Raw data –
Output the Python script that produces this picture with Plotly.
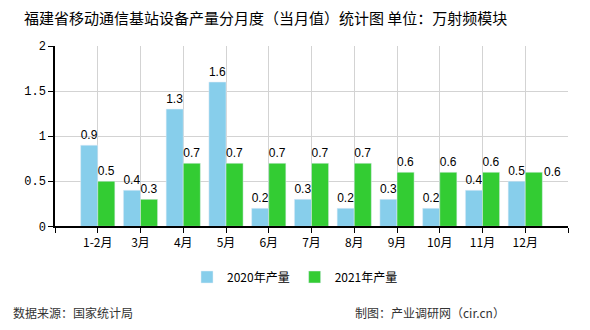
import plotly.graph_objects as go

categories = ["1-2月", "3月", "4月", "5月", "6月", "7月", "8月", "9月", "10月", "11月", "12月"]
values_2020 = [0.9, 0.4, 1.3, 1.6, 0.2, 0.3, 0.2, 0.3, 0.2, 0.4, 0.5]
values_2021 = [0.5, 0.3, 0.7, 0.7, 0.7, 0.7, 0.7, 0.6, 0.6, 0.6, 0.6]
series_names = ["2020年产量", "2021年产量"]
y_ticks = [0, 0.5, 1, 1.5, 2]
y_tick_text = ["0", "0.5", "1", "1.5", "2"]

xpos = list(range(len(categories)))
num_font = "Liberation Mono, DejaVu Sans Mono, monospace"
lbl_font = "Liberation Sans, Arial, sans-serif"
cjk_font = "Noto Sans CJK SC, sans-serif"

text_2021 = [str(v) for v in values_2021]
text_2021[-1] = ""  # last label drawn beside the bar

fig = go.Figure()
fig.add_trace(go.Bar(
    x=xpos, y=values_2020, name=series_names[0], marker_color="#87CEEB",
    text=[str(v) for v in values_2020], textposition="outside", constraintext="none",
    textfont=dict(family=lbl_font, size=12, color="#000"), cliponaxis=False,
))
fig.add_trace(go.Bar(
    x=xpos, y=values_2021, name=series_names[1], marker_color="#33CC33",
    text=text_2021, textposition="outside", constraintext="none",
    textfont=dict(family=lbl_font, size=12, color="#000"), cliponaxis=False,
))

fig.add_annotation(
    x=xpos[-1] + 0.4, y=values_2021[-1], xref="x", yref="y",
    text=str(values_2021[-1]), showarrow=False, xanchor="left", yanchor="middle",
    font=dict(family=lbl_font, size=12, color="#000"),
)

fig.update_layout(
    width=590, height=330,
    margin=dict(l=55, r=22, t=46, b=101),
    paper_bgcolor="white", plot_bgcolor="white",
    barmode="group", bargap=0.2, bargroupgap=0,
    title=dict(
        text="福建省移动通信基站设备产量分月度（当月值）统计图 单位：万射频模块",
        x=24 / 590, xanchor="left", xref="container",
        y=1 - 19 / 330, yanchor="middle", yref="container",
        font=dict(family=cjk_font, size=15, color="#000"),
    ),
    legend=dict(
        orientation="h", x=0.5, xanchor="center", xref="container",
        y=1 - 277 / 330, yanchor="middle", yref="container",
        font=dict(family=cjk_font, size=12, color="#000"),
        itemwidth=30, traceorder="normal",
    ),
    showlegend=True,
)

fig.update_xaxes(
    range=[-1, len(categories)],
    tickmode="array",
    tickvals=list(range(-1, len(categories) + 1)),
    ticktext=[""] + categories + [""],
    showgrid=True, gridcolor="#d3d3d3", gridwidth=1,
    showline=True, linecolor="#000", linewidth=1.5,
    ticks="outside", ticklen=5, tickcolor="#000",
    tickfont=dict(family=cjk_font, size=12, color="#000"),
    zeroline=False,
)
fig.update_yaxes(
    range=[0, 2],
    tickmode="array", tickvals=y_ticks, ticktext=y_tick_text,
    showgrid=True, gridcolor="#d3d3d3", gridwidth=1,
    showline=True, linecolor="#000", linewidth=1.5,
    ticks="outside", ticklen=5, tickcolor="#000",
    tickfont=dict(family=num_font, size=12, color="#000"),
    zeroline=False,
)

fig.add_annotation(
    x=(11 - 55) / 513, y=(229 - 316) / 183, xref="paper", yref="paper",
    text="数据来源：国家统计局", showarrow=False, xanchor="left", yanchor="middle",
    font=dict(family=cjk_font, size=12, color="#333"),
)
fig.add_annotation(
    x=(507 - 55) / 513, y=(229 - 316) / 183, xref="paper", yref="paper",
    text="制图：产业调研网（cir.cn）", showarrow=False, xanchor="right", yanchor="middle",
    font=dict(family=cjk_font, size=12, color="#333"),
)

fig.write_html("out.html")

Your instructions – Reproduce exactly the run of lines that opens the listing and closes with the line holding "import plotly.graph_objects as go". Pictures are excluded.

Task output –
Output the Python script that produces this picture with Plotly.
import plotly.graph_objects as go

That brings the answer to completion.